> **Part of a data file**
<<<<

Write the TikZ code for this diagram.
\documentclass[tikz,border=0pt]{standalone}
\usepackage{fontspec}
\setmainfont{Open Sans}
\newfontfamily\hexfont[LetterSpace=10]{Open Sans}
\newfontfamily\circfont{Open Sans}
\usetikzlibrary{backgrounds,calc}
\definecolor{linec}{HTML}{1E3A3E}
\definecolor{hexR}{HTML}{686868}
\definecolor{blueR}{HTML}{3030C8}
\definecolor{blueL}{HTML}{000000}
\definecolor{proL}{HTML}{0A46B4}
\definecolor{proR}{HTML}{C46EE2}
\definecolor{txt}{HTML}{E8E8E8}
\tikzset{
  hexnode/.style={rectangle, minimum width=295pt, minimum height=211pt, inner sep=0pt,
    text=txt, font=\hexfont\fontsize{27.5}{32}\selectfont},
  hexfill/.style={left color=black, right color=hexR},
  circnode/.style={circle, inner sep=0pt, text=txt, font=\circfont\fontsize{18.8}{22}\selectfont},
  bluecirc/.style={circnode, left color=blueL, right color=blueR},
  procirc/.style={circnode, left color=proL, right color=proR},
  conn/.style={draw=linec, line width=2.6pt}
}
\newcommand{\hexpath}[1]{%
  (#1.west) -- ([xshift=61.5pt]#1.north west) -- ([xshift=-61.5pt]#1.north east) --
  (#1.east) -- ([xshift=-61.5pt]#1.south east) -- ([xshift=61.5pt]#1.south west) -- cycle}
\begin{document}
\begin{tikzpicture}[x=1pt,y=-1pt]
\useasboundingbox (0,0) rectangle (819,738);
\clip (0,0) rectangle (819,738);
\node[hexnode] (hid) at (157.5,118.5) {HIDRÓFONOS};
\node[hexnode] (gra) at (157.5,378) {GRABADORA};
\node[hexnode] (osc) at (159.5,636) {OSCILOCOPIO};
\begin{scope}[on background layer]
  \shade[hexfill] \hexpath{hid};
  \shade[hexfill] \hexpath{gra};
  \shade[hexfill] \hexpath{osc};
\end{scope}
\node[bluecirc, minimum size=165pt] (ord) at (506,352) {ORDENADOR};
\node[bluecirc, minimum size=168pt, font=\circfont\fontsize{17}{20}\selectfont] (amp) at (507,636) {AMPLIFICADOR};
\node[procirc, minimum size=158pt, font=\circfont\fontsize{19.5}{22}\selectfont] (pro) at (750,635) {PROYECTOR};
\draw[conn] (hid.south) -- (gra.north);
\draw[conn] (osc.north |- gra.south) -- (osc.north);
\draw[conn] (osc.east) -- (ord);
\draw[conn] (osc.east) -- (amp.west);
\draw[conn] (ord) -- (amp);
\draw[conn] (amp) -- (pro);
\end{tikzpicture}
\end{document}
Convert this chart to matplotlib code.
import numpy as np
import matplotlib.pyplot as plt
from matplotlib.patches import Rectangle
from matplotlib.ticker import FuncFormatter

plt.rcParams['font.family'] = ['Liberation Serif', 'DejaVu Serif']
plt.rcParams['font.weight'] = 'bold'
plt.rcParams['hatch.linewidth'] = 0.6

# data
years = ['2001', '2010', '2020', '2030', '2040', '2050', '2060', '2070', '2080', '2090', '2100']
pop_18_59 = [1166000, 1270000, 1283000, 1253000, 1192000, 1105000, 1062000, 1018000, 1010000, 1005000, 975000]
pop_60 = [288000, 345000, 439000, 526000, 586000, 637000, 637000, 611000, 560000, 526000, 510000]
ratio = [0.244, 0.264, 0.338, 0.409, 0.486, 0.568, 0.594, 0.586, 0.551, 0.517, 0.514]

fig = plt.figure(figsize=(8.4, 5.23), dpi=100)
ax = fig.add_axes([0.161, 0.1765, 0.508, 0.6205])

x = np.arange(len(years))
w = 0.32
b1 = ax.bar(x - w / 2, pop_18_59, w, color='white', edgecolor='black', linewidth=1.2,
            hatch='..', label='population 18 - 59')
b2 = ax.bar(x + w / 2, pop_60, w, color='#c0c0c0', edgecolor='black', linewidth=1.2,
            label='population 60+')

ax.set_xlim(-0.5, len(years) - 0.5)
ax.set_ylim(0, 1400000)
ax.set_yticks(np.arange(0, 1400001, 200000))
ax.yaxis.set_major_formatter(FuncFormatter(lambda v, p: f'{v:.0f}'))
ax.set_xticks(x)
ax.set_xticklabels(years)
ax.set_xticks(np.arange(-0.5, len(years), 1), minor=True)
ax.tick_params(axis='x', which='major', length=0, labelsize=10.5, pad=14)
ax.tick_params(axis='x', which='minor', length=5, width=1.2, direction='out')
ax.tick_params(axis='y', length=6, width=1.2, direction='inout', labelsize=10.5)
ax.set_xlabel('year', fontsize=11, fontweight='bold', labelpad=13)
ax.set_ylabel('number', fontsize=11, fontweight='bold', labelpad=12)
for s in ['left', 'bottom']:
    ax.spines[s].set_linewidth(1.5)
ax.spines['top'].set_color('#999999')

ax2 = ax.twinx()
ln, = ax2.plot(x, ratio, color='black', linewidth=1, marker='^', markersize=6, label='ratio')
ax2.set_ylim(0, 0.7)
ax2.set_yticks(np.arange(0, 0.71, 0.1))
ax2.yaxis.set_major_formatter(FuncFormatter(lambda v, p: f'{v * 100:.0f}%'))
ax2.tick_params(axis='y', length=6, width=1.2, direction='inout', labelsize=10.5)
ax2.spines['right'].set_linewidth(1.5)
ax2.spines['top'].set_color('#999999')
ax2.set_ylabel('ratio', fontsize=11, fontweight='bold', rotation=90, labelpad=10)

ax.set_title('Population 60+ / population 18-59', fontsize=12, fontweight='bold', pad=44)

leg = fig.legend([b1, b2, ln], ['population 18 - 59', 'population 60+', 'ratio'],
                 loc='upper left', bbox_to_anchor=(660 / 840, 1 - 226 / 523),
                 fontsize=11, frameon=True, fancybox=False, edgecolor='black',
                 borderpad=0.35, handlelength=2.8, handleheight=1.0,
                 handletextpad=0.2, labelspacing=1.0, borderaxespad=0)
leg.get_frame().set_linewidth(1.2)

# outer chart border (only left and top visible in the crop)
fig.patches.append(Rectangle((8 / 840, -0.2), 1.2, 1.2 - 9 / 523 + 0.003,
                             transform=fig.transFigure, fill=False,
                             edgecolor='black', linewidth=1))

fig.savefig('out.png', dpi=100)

>>>>

> **Exercise task**
Go through the listing and copy all of it exactly.

> **Correct response**
Write the TikZ code for this diagram.
\documentclass[tikz,border=0pt]{standalone}
\usepackage{fontspec}
\setmainfont{Open Sans}
\newfontfamily\hexfont[LetterSpace=10]{Open Sans}
\newfontfamily\circfont{Open Sans}
\usetikzlibrary{backgrounds,calc}
\definecolor{linec}{HTML}{1E3A3E}
\definecolor{hexR}{HTML}{686868}
\definecolor{blueR}{HTML}{3030C8}
\definecolor{blueL}{HTML}{000000}
\definecolor{proL}{HTML}{0A46B4}
\definecolor{proR}{HTML}{C46EE2}
\definecolor{txt}{HTML}{E8E8E8}
\tikzset{
  hexnode/.style={rectangle, minimum width=295pt, minimum height=211pt, inner sep=0pt,
    text=txt, font=\hexfont\fontsize{27.5}{32}\selectfont},
  hexfill/.style={left color=black, right color=hexR},
  circnode/.style={circle, inner sep=0pt, text=txt, font=\circfont\fontsize{18.8}{22}\selectfont},
  bluecirc/.style={circnode, left color=blueL, right color=blueR},
  procirc/.style={circnode, left color=proL, right color=proR},
  conn/.style={draw=linec, line width=2.6pt}
}
\newcommand{\hexpath}[1]{%
  (#1.west) -- ([xshift=61.5pt]#1.north west) -- ([xshift=-61.5pt]#1.north east) --
  (#1.east) -- ([xshift=-61.5pt]#1.south east) -- ([xshift=61.5pt]#1.south west) -- cycle}
\begin{document}
\begin{tikzpicture}[x=1pt,y=-1pt]
\useasboundingbox (0,0) rectangle (819,738);
\clip (0,0) rectangle (819,738);
\node[hexnode] (hid) at (157.5,118.5) {HIDRÓFONOS};
\node[hexnode] (gra) at (157.5,378) {GRABADORA};
\node[hexnode] (osc) at (159.5,636) {OSCILOCOPIO};
\begin{scope}[on background layer]
  \shade[hexfill] \hexpath{hid};
  \shade[hexfill] \hexpath{gra};
  \shade[hexfill] \hexpath{osc};
\end{scope}
\node[bluecirc, minimum size=165pt] (ord) at (506,352) {ORDENADOR};
\node[bluecirc, minimum size=168pt, font=\circfont\fontsize{17}{20}\selectfont] (amp) at (507,636) {AMPLIFICADOR};
\node[procirc, minimum size=158pt, font=\circfont\fontsize{19.5}{22}\selectfont] (pro) at (750,635) {PROYECTOR};
\draw[conn] (hid.south) -- (gra.north);
\draw[conn] (osc.north |- gra.south) -- (osc.north);
\draw[conn] (osc.east) -- (ord);
\draw[conn] (osc.east) -- (amp.west);
\draw[conn] (ord) -- (amp);
\draw[conn] (amp) -- (pro);
\end{tikzpicture}
\end{document}
Convert this chart to matplotlib code.
import numpy as np
import matplotlib.pyplot as plt
from matplotlib.patches import Rectangle
from matplotlib.ticker import FuncFormatter

plt.rcParams['font.family'] = ['Liberation Serif', 'DejaVu Serif']
plt.rcParams['font.weight'] = 'bold'
plt.rcParams['hatch.linewidth'] = 0.6

# data
years = ['2001', '2010', '2020', '2030', '2040', '2050', '2060', '2070', '2080', '2090', '2100']
pop_18_59 = [1166000, 1270000, 1283000, 1253000, 1192000, 1105000, 1062000, 1018000, 1010000, 1005000, 975000]
pop_60 = [288000, 345000, 439000, 526000, 586000, 637000, 637000, 611000, 560000, 526000, 510000]
ratio = [0.244, 0.264, 0.338, 0.409, 0.486, 0.568, 0.594, 0.586, 0.551, 0.517, 0.514]

fig = plt.figure(figsize=(8.4, 5.23), dpi=100)
ax = fig.add_axes([0.161, 0.1765, 0.508, 0.6205])

x = np.arange(len(years))
w = 0.32
b1 = ax.bar(x - w / 2, pop_18_59, w, color='white', edgecolor='black', linewidth=1.2,
            hatch='..', label='population 18 - 59')
b2 = ax.bar(x + w / 2, pop_60, w, color='#c0c0c0', edgecolor='black', linewidth=1.2,
            label='population 60+')

ax.set_xlim(-0.5, len(years) - 0.5)
ax.set_ylim(0, 1400000)
ax.set_yticks(np.arange(0, 1400001, 200000))
ax.yaxis.set_major_formatter(FuncFormatter(lambda v, p: f'{v:.0f}'))
ax.set_xticks(x)
ax.set_xticklabels(years)
ax.set_xticks(np.arange(-0.5, len(years), 1), minor=True)
ax.tick_params(axis='x', which='major', length=0, labelsize=10.5, pad=14)
ax.tick_params(axis='x', which='minor', length=5, width=1.2, direction='out')
ax.tick_params(axis='y', length=6, width=1.2, direction='inout', labelsize=10.5)
ax.set_xlabel('year', fontsize=11, fontweight='bold', labelpad=13)
ax.set_ylabel('number', fontsize=11, fontweight='bold', labelpad=12)
for s in ['left', 'bottom']:
    ax.spines[s].set_linewidth(1.5)
ax.spines['top'].set_color('#999999')

ax2 = ax.twinx()
ln, = ax2.plot(x, ratio, color='black', linewidth=1, marker='^', markersize=6, label='ratio')
ax2.set_ylim(0, 0.7)
ax2.set_yticks(np.arange(0, 0.71, 0.1))
ax2.yaxis.set_major_formatter(FuncFormatter(lambda v, p: f'{v * 100:.0f}%'))
ax2.tick_params(axis='y', length=6, width=1.2, direction='inout', labelsize=10.5)
ax2.spines['right'].set_linewidth(1.5)
ax2.spines['top'].set_color('#999999')
ax2.set_ylabel('ratio', fontsize=11, fontweight='bold', rotation=90, labelpad=10)

ax.set_title('Population 60+ / population 18-59', fontsize=12, fontweight='bold', pad=44)

leg = fig.legend([b1, b2, ln], ['population 18 - 59', 'population 60+', 'ratio'],
                 loc='upper left', bbox_to_anchor=(660 / 840, 1 - 226 / 523),
                 fontsize=11, frameon=True, fancybox=False, edgecolor='black',
                 borderpad=0.35, handlelength=2.8, handleheight=1.0,
                 handletextpad=0.2, labelspacing=1.0, borderaxespad=0)
leg.get_frame().set_linewidth(1.2)

# outer chart border (only left and top visible in the crop)
fig.patches.append(Rectangle((8 / 840, -0.2), 1.2, 1.2 - 9 / 523 + 0.003,
                             transform=fig.transFigure, fill=False,
                             edgecolor='black', linewidth=1))

fig.savefig('out.png', dpi=100)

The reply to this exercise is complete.